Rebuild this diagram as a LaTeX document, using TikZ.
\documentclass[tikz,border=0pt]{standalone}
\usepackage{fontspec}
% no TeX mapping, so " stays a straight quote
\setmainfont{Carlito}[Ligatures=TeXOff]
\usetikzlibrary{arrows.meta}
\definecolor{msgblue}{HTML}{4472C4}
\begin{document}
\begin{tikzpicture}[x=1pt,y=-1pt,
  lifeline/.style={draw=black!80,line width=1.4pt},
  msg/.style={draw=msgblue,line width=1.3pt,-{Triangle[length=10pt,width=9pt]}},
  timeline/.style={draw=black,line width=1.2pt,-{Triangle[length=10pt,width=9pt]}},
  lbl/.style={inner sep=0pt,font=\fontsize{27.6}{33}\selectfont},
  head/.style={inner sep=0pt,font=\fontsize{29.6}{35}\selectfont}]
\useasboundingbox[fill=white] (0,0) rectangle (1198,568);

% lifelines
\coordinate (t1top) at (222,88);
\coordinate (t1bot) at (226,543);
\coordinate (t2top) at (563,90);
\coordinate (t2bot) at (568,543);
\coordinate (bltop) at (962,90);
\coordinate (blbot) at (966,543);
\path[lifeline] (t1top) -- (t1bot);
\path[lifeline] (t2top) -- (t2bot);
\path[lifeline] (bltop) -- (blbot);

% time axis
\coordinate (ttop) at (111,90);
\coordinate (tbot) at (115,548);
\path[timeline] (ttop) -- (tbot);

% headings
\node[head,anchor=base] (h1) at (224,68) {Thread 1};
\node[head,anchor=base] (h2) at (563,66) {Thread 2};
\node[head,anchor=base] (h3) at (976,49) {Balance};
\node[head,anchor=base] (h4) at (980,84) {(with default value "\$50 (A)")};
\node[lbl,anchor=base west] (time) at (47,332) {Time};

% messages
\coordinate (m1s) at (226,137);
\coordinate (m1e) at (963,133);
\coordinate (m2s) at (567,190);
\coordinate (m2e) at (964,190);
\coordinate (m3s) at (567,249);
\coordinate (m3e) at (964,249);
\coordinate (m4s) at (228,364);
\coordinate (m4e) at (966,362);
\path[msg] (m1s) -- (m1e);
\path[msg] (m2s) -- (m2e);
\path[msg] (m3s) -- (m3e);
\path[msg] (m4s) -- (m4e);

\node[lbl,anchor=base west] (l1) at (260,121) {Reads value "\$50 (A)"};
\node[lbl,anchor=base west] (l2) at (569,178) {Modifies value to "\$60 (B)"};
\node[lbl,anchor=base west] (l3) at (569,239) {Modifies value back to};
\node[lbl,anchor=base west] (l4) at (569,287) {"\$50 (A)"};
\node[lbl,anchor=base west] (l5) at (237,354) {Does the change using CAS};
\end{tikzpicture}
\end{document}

* * *

• _WHAT THE EXERCISE ASKS_
Please transcribe, exactly and with nothing added, the lines from the first line of the material above through the line that contains "(bltop) -- (blbot);".

• _COMPLETE OUTPUT_
Rebuild this diagram as a LaTeX document, using TikZ.
\documentclass[tikz,border=0pt]{standalone}
\usepackage{fontspec}
% no TeX mapping, so " stays a straight quote
\setmainfont{Carlito}[Ligatures=TeXOff]
\usetikzlibrary{arrows.meta}
\definecolor{msgblue}{HTML}{4472C4}
\begin{document}
\begin{tikzpicture}[x=1pt,y=-1pt,
  lifeline/.style={draw=black!80,line width=1.4pt},
  msg/.style={draw=msgblue,line width=1.3pt,-{Triangle[length=10pt,width=9pt]}},
  timeline/.style={draw=black,line width=1.2pt,-{Triangle[length=10pt,width=9pt]}},
  lbl/.style={inner sep=0pt,font=\fontsize{27.6}{33}\selectfont},
  head/.style={inner sep=0pt,font=\fontsize{29.6}{35}\selectfont}]
\useasboundingbox[fill=white] (0,0) rectangle (1198,568);

% lifelines
\coordinate (t1top) at (222,88);
\coordinate (t1bot) at (226,543);
\coordinate (t2top) at (563,90);
\coordinate (t2bot) at (568,543);
\coordinate (bltop) at (962,90);
\coordinate (blbot) at (966,543);
\path[lifeline] (t1top) -- (t1bot);
\path[lifeline] (t2top) -- (t2bot);
\path[lifeline] (bltop) -- (blbot);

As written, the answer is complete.